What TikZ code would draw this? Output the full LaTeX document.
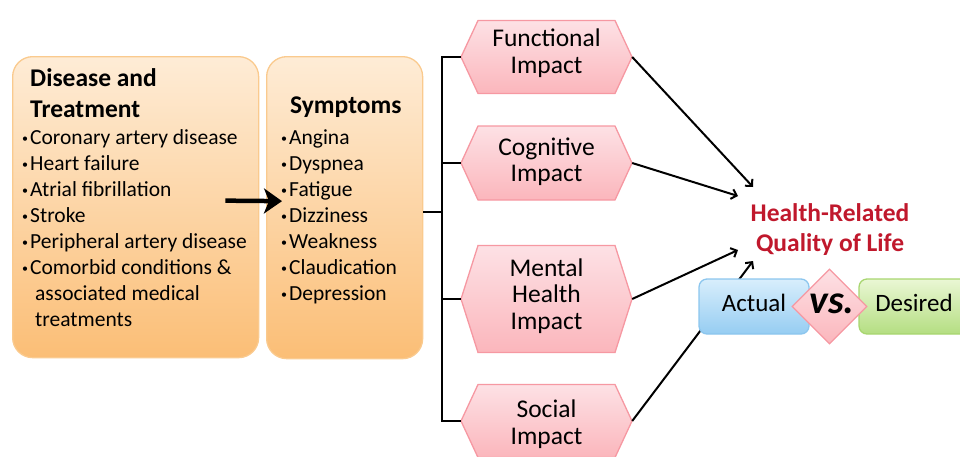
\documentclass[tikz,border=0pt]{standalone}
\usepackage{fontspec}
\setmainfont{Carlito}
\usetikzlibrary{arrows.meta}
\usetikzlibrary{positioning}
\usetikzlibrary{shapes.geometric}

\definecolor{peachtop}{RGB}{254,236,214}
\definecolor{peachbot}{RGB}{251,190,118}
\definecolor{peachline}{RGB}{250,202,142}
\definecolor{pinktop}{RGB}{253,225,229}
\definecolor{pinkbot}{RGB}{251,182,188}
\definecolor{pinkline}{RGB}{246,152,162}
\definecolor{bluetop}{RGB}{216,238,252}
\definecolor{bluebot}{RGB}{150,205,242}
\definecolor{blueline}{RGB}{140,198,238}
\definecolor{greentop}{RGB}{234,247,212}
\definecolor{greenbot}{RGB}{180,222,130}
\definecolor{greenline}{RGB}{168,214,112}
\definecolor{hrqred}{RGB}{192,24,44}

\newcommand{\bul}{\makebox[8pt][l]{\fontsize{12}{12}\selectfont\raisebox{1.5pt}{•}}}

\tikzset{panel/.style = {draw=peachline, line width=1.3pt, rounded corners=20pt,
                         top color=peachtop, bottom color=peachbot},
         hexbox/.style = {draw=pinkline, line width=1.3pt,
                          top color=pinktop, bottom color=pinkbot},
         hexnode/.style = {minimum width=171pt, inner sep=0pt},
         hextext/.style = {inner sep=0pt, align=center,
                           font=\fontsize{25.5}{26.5}\selectfont},
         body/.style = {inner sep=0pt, font=\fontsize{21.5}{26}\selectfont},
         head/.style = {inner sep=0pt, font=\fontsize{25.5}{31}\selectfont\bfseries},
         tree/.style = {line width=2pt},
         link/.style = {line width=2pt, -{Straight Barb[length=5pt, width=10pt]}},
         bigarrow/.style = {line width=4.5pt, -{Stealth[length=18pt, width=25pt, inset=5pt]}},
         pill/.style = {line width=1.3pt, rounded corners=8pt, minimum width=110pt,
                        minimum height=55pt, text depth=7pt, font=\fontsize{25}{25}\selectfont}}

\begin{document}
\begin{tikzpicture}[x=1pt, y=-1pt]
    \useasboundingbox (0,0) rectangle (960,456);
    \clip (0,0) rectangle (960,456);

    \node [panel, minimum width=246pt, minimum height=301pt, anchor=north west] (dis) at (12,56) {};
    \node [panel, minimum width=156pt, minimum height=302pt, anchor=north west] (sym) at (266,56) {};

    \node [head, anchor=base west] (dis-a) at (30,86) {Disease and};
    \node [head, anchor=base west] (dis-b) at (30,117) {Treatment};
    \foreach \t [count=\i from 0] in {Coronary artery disease, Heart failure, Atrial fibrillation,
                                      Stroke, Peripheral artery disease, Comorbid conditions \&}
      \node [body, anchor=base west] (dis-\i) at (22,144+26*\i) {\bul\t};
    \node [body, anchor=base west] (dis-6) at (35,300) {associated medical};
    \node [body, anchor=base west] (dis-7) at (35,326) {treatments};

    \node [head, anchor=base west] (sym-a) at (290,113) {Symptoms};
    \foreach \t [count=\i from 0] in {Angina, Dyspnea, Fatigue, Dizziness, Weakness,
                                      Claudication, Depression}
      \node [body, anchor=base west] (sym-\i) at (281,144+26*\i) {\bul\t};

    \draw [bigarrow] ([xshift=-34pt, yshift=6.5pt]dis.east) -- ([xshift=16pt, yshift=6.5pt]sym.west);

    \foreach \nm/\cy/\hh/\dy/\txt in {fun/57/73/4/{Functional\\Impact}, cog/163/74/1.5/{Cognitive\\Impact},
                                      men/299/107/3/{Mental\\Health\\Impact}, soc/421/73/-3/{Social\\Impact}} {
      \draw [hexbox] (461,\cy) -- ++(17,-\hh/2) -- ++(137,0) -- ++(17,\hh/2)
                     -- ++(-17,\hh/2) -- ++(-137,0) -- cycle;
      \node [hexnode, minimum height=\hh] (\nm) at (546.5,\cy) {};
      \node [hextext] (\nm-t) at ([yshift=\dy pt]\nm.center) {\txt};
    }

    \coordinate (jn) at (442,212);
    \draw [tree] (sym.east |- jn) -- (jn);
    \foreach \nm in {fun, cog, men, soc}
      \draw [tree] (jn) |- (\nm.west);

    \coordinate (h1) at (753,187);
    \coordinate (h2) at (738,196);
    \coordinate (h3) at (738,250);
    \coordinate (h4) at (753,261);
    \draw [link] (fun.east) -- (h1);
    \draw [link] (cog.east) -- (h2);
    \draw [link] (men.east) -- (h3);
    \draw [link] (soc.east) -- (h4);

    \node [font=\fontsize{25.5}{30}\selectfont\bfseries, text=hrqred, align=center] (hrq) at (830,229.5)
          {Health-Related\\Quality of Life};

    \node [pill, draw=blueline, top color=bluetop, bottom color=bluebot] (act) at (754,306.5) {Actual};
    \node [pill, draw=greenline, top color=greentop, bottom color=greenbot] (des) at (914,306.5) {Desired};
    \node [diamond, draw=pinkline, line width=1.3pt, top color=pinktop, bottom color=pinkbot,
           minimum width=75pt, minimum height=75pt, inner sep=0pt] (vs) at (829.5,306.5) {};
    \node [font=\fontsize{40}{40}\selectfont\bfseries\itshape] (vs-t) at (832,304) {vs.};
\end{tikzpicture}
\end{document}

§ EXERCISE GOAL:
Every line from the start of the listing above through the line with "minimum height=55pt, text" should be repeated exactly; skip the pictures and add nothing else.

§ SOLUTION BELOW:
What TikZ code would draw this? Output the full LaTeX document.
\documentclass[tikz,border=0pt]{standalone}
\usepackage{fontspec}
\setmainfont{Carlito}
\usetikzlibrary{arrows.meta}
\usetikzlibrary{positioning}
\usetikzlibrary{shapes.geometric}

\definecolor{peachtop}{RGB}{254,236,214}
\definecolor{peachbot}{RGB}{251,190,118}
\definecolor{peachline}{RGB}{250,202,142}
\definecolor{pinktop}{RGB}{253,225,229}
\definecolor{pinkbot}{RGB}{251,182,188}
\definecolor{pinkline}{RGB}{246,152,162}
\definecolor{bluetop}{RGB}{216,238,252}
\definecolor{bluebot}{RGB}{150,205,242}
\definecolor{blueline}{RGB}{140,198,238}
\definecolor{greentop}{RGB}{234,247,212}
\definecolor{greenbot}{RGB}{180,222,130}
\definecolor{greenline}{RGB}{168,214,112}
\definecolor{hrqred}{RGB}{192,24,44}

\newcommand{\bul}{\makebox[8pt][l]{\fontsize{12}{12}\selectfont\raisebox{1.5pt}{•}}}

\tikzset{panel/.style = {draw=peachline, line width=1.3pt, rounded corners=20pt,
                         top color=peachtop, bottom color=peachbot},
         hexbox/.style = {draw=pinkline, line width=1.3pt,
                          top color=pinktop, bottom color=pinkbot},
         hexnode/.style = {minimum width=171pt, inner sep=0pt},
         hextext/.style = {inner sep=0pt, align=center,
                           font=\fontsize{25.5}{26.5}\selectfont},
         body/.style = {inner sep=0pt, font=\fontsize{21.5}{26}\selectfont},
         head/.style = {inner sep=0pt, font=\fontsize{25.5}{31}\selectfont\bfseries},
         tree/.style = {line width=2pt},
         link/.style = {line width=2pt, -{Straight Barb[length=5pt, width=10pt]}},
         bigarrow/.style = {line width=4.5pt, -{Stealth[length=18pt, width=25pt, inset=5pt]}},
         pill/.style = {line width=1.3pt, rounded corners=8pt, minimum width=110pt,
                        minimum height=55pt, text depth=7pt, font=\fontsize{25}{25}\selectfont}}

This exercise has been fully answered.